Medieval warriors wore
steel breast-plates and leggings not only for defence but also to keep up their
fighting spirit; priests of the Middle Ages tortured their bodies with
hair-shirts; Indian yogis take their daily nap lying on a carpet of nails to
remain fit. The English plan their towns in such a way that these replace the
discomfort of steel breast-plates, hair-shirts and nail-carpets.
On the Continent doctors,
lawyers, booksellers — just to mention a few examples — are sprinkled all over
the city, so you can call on a good or at least expensive doctor in any district.
In England the idea is that it is the address that makes the man. Doctors in
London are crowded in Harley Street, solicitors in Lincoln’s Inn Fields,
second-hand-bookshops in Charing Cross Road, newspaper offices in Fleet Street,
tailors in Saville Row, car-merchants in Great Portland Street, theatres around
Piccadilly Circus, cinemas in Leicester Square, etc. If you have a chance of
replanning London you can greatly improve on this idea. All greengrocers should
be placed in Hornsey Lane (N6), all butchers in Mile End (E1), and all
gentlemen’s conveniences in Bloomsbury (WC).
Now I should like to give
you a little practical advice on how to build an English town.

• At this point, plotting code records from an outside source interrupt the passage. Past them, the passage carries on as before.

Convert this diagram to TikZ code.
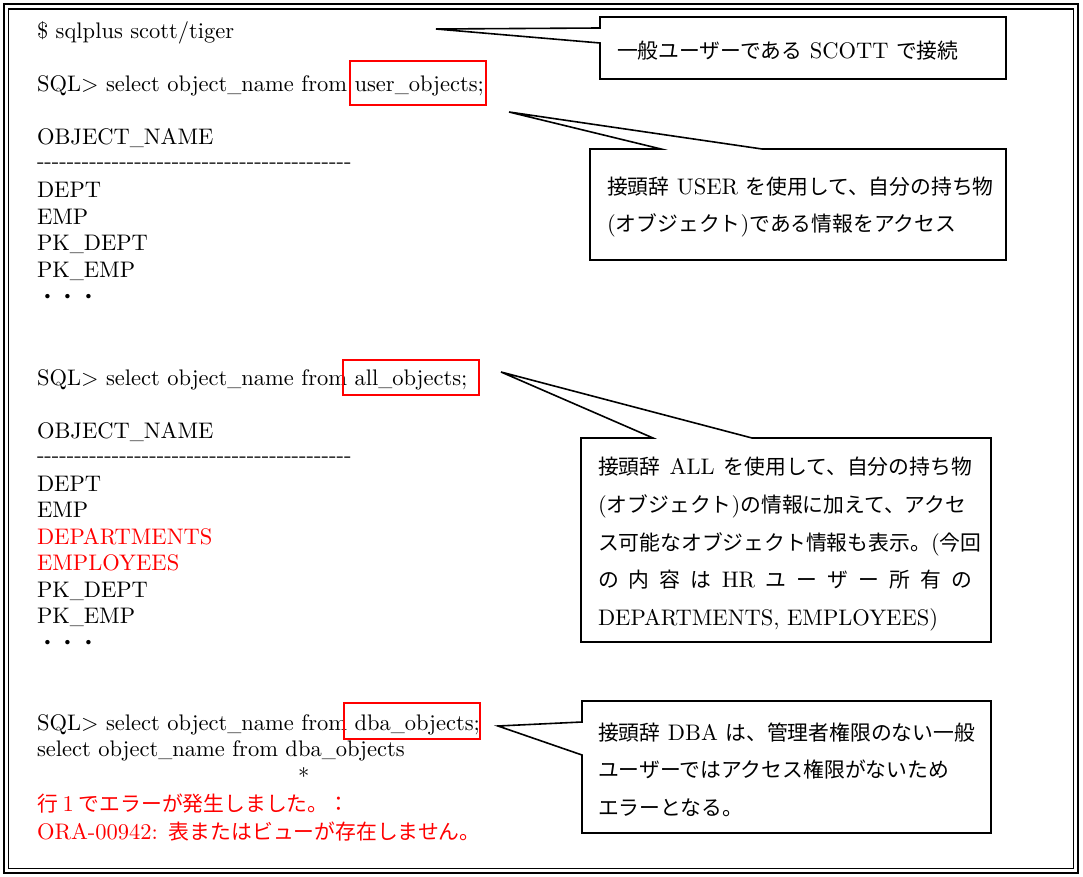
\documentclass[tikz,border=0pt]{standalone}
\usepackage{fontspec}
\setmainfont{lmroman10-regular}[Extension=.otf,BoldFont=lmroman10-bold,ItalicFont=lmroman10-italic,BoldItalicFont=lmroman10-bolditalic]
\newfontfamily\jp[Scale=0.925]{Noto Sans CJK JP}
\usetikzlibrary{calc}
\definecolor{errred}{RGB}{255,0,0}
\newcommand\us{\begingroup\setbox0\hbox{\_}\dimen0=\wd0\relax
  \pgfmathsetmacro\usf{14/\the\dimen0}\scalebox{\usf}[1]{\box0}\endgroup}
\begin{document}
\begin{tikzpicture}[x=1pt,y=-1pt,
  font=\fontsize{22.5}{26.5}\selectfont,
  code/.style={anchor=base west,inner sep=0pt,outer sep=0pt},
  err/.style={code,text=errred},
  redbox/.style={draw=errred,line width=1.8pt,inner sep=0pt},
  cbox/.style={anchor=north west,inner sep=0pt,outer sep=0pt},
  cline/.style={line width=1.6pt,line join=miter},
  ctext/.style={anchor=base west,inner sep=0pt,outer sep=0pt}]
\useasboundingbox (0,0) rectangle (1083,877);
% outer double frame
\draw[line width=2pt] (3.5,4) rectangle (1078,873);
\draw[line width=1.3pt] (8.5,9) rectangle (1073.5,868.5);
\newcommand\hyphens{\foreach \k in {1,...,42}{\mbox{-}}}
% ---------- block 1
\node[code] (l1) at (37,39) {\$ sqlplus scott/tiger};
\node[code] (l2) at (37,92) {SQL> select object\us name from user\us objects;};
\node[code] (l3) at (37,145) {OBJECT\us NAME};
\node[code] (l4) at (37,169) {\hyphens};
\node[code] (l5) at (37,198) {DEPT};
\node[code] (l6) at (37,224.5) {EMP};
\node[code] (l7) at (37,251) {PK\us DEPT};
\node[code] (l8) at (37,277.5) {PK\us EMP};
\node[code] (l9) at (37,304) {\jp ・・・};
\node[redbox,minimum width=136,minimum height=44] (ubox) at (418,83) {};
% ---------- block 2
\node[code] (m1) at (37,385) {SQL> select object\us name from all\us objects;};
\node[code] (m2) at (37,438) {OBJECT\us NAME};
\node[code] (m3) at (37,462) {\hyphens};
\node[code] (m4) at (37,491) {DEPT};
\node[code] (m5) at (37,517.5) {EMP};
\node[err] (m6) at (37,544) {DEPARTMENTS};
\node[err] (m7) at (37,570.5) {EMPLOYEES};
\node[code] (m8) at (37,597) {PK\us DEPT};
\node[code] (m9) at (37,623.5) {PK\us EMP};
\node[code] (m10) at (37,650) {\jp ・・・};
\node[redbox,minimum width=136,minimum height=35] (abox) at (411,377.5) {};
% ---------- block 3
\node[code] (n1) at (37,730) {SQL> select object\us name from dba\us objects;};
\node[code] (n2) at (37,756.5) {select object\us name from dba\us objects};
\node[code] (n3) at (298,784) {*};
\node[err] (n4) at (37,811) {{\jp 行}\makebox[21pt]{1}{\jp でエラーが発生しました。：}};
\node[err] (n5) at (37,839) {ORA-00942:\hspace{11pt}{\jp 表またはビューが存在しません。}};
\node[redbox,minimum width=136,minimum height=36] (dbox) at (412,721) {};
% ---------- callout 1
\node[cbox,minimum width=406,minimum height=62] (c1) at (600,17) {};
\coordinate (t1) at (436,29);
\draw[cline] (c1.north west) -- (c1.north east) -- (c1.south east) -- (c1.south west)
  -- ($(c1.north west)+(0,26)$) -- (t1) -- ($(c1.north west)+(0,11)$) -- cycle;
\node[ctext] (c1a) at (617,58.5) {{\jp 一般ユーザーである} SCOTT {\jp で接続}};
% ---------- callout 2
\node[cbox,minimum width=416,minimum height=111] (c2) at (590,149) {};
\coordinate (t2) at (509,112);
\draw[cline] (c2.north west) -- ($(c2.north west)+(71,0)$) -- (t2) -- ($(c2.north west)+(172,0)$)
  -- (c2.north east) -- (c2.south east) -- (c2.south west) -- cycle;
\node[ctext] (c2a) at (607,195) {{\jp 接頭辞} USER {\jp を使用して、自分の持ち物}};
\node[ctext] (c2b) at (607,232) {({\jp オブジェクト}){\jp である情報をアクセス}};
% ---------- callout 3
\node[cbox,minimum width=410,minimum height=204] (c3) at (581,438) {};
\coordinate (t3) at (501,372);
\draw[cline] (c3.north west) -- ($(c3.north west)+(72,0)$) -- (t3) -- ($(c3.north west)+(171,0)$)
  -- (c3.north east) -- (c3.south east) -- (c3.south west) -- cycle;
\node[ctext] (c3a) at (598,474) {\makebox[374pt][s]{{\jp 接頭辞} ALL {\jp を使用して、自分の持ち物}}};
\node[ctext] (c3b) at (598,512) {({\jp オブジェクト}){\jp の情報に加えて、アクセ}};
\node[ctext] (c3c) at (598,550) {{\jp ス可能なオブジェクト情報も表示。}({\jp 今回}};
\node[ctext] (c3d) at (598,587) {\makebox[374pt][s]{{\jp の}\hfill{\jp 内}\hfill{\jp 容}\hfill{\jp は}\hfill HR\hfill{\jp ユ}\hfill{\jp ー}\hfill{\jp ザ}\hfill{\jp ー}\hfill{\jp 所}\hfill{\jp 有}\hfill{\jp の}}};
\node[ctext] (c3e) at (598,625) {DEPARTMENTS, EMPLOYEES)};
% ---------- callout 4
\node[cbox,minimum width=409,minimum height=132] (c4) at (582,701) {};
\coordinate (t4) at (498,726);
\draw[cline] (c4.north west) -- (c4.north east) -- (c4.south east) -- (c4.south west)
  -- ($(c4.north west)+(0,54)$) -- (t4) -- ($(c4.north west)+(0,21)$) -- cycle;
\node[ctext] (c4a) at (598,740) {{\jp 接頭辞} DBA {\jp は、管理者権限のない一般}};
\node[ctext] (c4b) at (598,777) {\jp ユーザーではアクセス権限がないため};
\node[ctext] (c4c) at (598,815) {\jp エラーとなる。};
\end{tikzpicture}
\end{document}
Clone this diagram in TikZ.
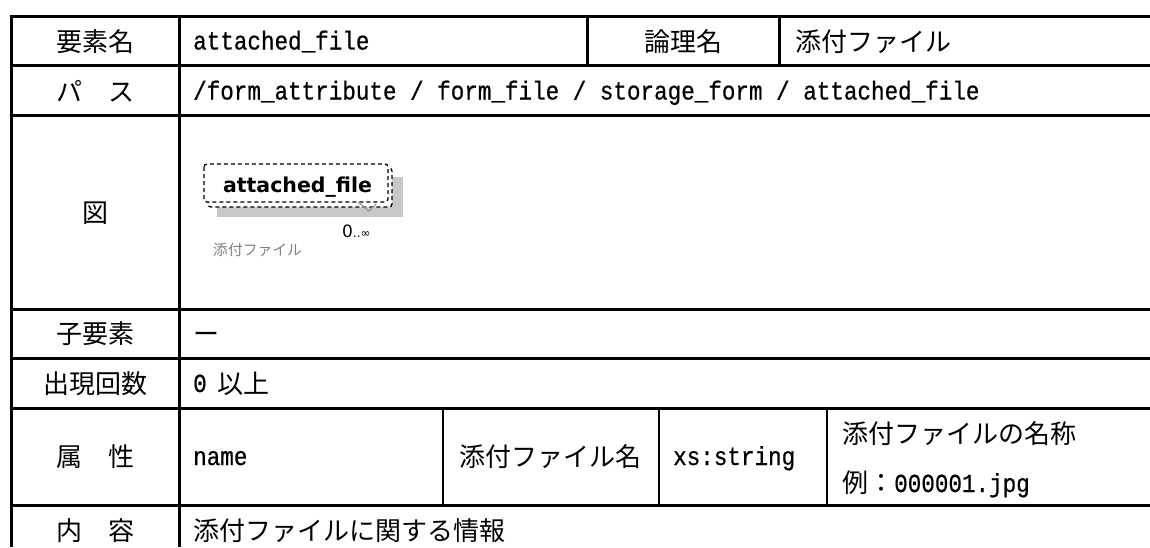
\documentclass[tikz,border=0pt]{standalone}
\usepackage{fontspec}
\newfontfamily\jpfont{Noto Sans CJK JP}
\newfontfamily\monofont[FakeStretch=0.869,FakeBold=0.6]{Liberation Mono}
\newfontfamily\dvfont{DejaVu Sans}
\begin{document}
\begin{tikzpicture}[x=1pt,y=-1pt,
  rule/.style={line width=3pt},
  thinrule/.style={line width=2.2pt},
  hdr/.style={font={\jpfont\fontsize{26pt}{30pt}\selectfont}, anchor=base, inner sep=0pt},
  jpl/.style={font={\jpfont\fontsize{26pt}{30pt}\selectfont}, anchor=base west, inner sep=0pt},
  val/.style={font={\monofont\fontsize{26pt}{30pt}\selectfont}, anchor=base west, inner sep=0pt},
  elbox/.style={draw=black, fill=white, line width=1.3pt, dash pattern=on 4pt off 3pt, rounded corners=3pt},
  elname/.style={font={\dvfont\bfseries\fontsize{20.5pt}{24pt}\selectfont}, anchor=base, inner sep=0pt},
  card/.style={font={\dvfont\fontsize{17pt}{20pt}\selectfont}, anchor=base west, inner sep=0pt},
  note/.style={font={\jpfont\fontsize{14.8pt}{18pt}\selectfont}, text=black!50, anchor=base west, inner sep=0pt}
]
\useasboundingbox (0,0) rectangle (1150,547);
\fill[white] (0,0) rectangle (1150,547);

% ---- table rules ----
\foreach \yy in {16,65,115,309,358,408,505}
  \draw[rule] (10,\yy) -- (1150,\yy);
\draw[rule] (11,14.5) -- (11,547);
\draw[rule] (179,16) -- (179,547);
\draw[rule] (587,16) -- (587,65);
\draw[rule] (779,16) -- (779,65);
\draw[thinrule] (443,408) -- (443,505);
\draw[thinrule] (659,408) -- (659,505);
\draw[thinrule] (827,408) -- (827,505);

% ---- row 1 ----
\node[hdr] (h1) at (95,51) {要素名};
\node[val] (v1) at (193,49.5) {attached\_file};
\node[hdr] (h1b) at (683,51) {論理名};
\node[jpl] (v1b) at (795,51) {添付ファイル};

% ---- row 2 ----
\node[hdr] (h2) at (95,101) {パ　ス};
\node[val] (v2) at (193,99.5) {/form\_attribute / form\_file / storage\_form / attached\_file};

% ---- row 3 ----
\node[hdr] (h3) at (95,222) {図};
\fill[black!22] (217,177) rectangle (403,217);
\draw[elbox] (208,168) rectangle (392,207);
\draw[elbox] (204,164) rectangle (388,202);
\node[elname] (el) at (297.5,192) {attached\_file};
\draw[black!40, line width=1.2pt] (358,202) -- (369,211) -- (376,204);
\node[card] (cd) at (342,237) {0{\fontsize{12pt}{14pt}\selectfont..∞}};
\node[note] (nt) at (213,255) {添付ファイル};

% ---- row 4 ----
\node[hdr] (h4) at (95,343) {子要素};
\node[jpl] (v4) at (193,343) {ー};

% ---- row 5 ----
\node[hdr] (h5) at (95,393) {出現回数};
\node[val] (v5) at (193,392) {0};
\node[jpl] (v5b) at (217,393) {以上};

% ---- row 6 ----
\node[hdr] (h6) at (95,466) {属　性};
\node[val] (v6) at (193,465) {name};
\node[hdr] (v6b) at (550,466) {添付ファイル名};
\node[val] (v6c) at (673,465) {xs:string};
\node[jpl] (v6d) at (842,443) {添付ファイルの名称};
\node[jpl] (v6e) at (842,492) {例：\monofont\fontsize{26pt}{30pt}\selectfont 000001.jpg};

% ---- row 7 ----
\node[hdr] (h7) at (95,540) {内　容};
\node[jpl] (v7) at (193,540) {添付ファイルに関する情報};
\end{tikzpicture}
\end{document}
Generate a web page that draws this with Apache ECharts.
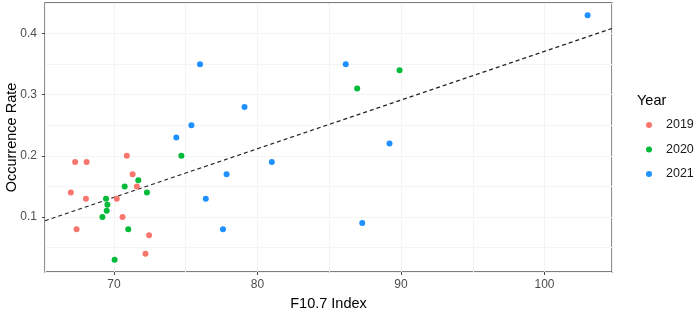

You must understand that an
English town is a vast conspiracy to mislead foreigners. You have to use
century-old little practices and tricks.
1. First of all, never
build a street straight. The English love privacy and do not want to see one
end of the street from the other end. Make sudden curves in the streets and
build them S-shaped too; the letters L, T, V, Y, W and O are also becoming
increasingly popular. It would be a fine tribute to the Greeks to build a few φ and θ -shaped streets; it would be an ingenious compliment to the
Russians to favour the shape Я , and I am sure the Chinese would be more
than flattered to see some 樽 -shaped thoroughfares.
2. Never build the houses
of the same street in a straight line. The British have always been a
freedom-loving race and the ‘freedom to build a muddle’ is one of their most
ancient civic rights.
3. Now there are further
camouflage possibilities in the numbering of houses. Primitive continental
races put even numbers on one side, odd numbers on the other, and you always
know that small numbers start from the north or west. In England you have this
system, too; but you may start numbering your houses at one end, go up to a
certain number on the same side, then continue on the other side, going back in
the opposite direction.
You may leave out some
numbers if you are superstitious; and you may continue the numbering in a side
street; you may also give the same number to two or three houses.
But this is far from the
end. Many people refuse to have numbers altogether, and they choose names. It
is very pleasant, for instance, to find a street with three hundred and fifty
totally similar bungalows and look for ‘The Bungalow’. Or to arrive in a street
where all the houses have a charming view of a hill and try to find ‘Hill
View’. Or search for ‘Seven Oaks’ and find a house with three apple-trees.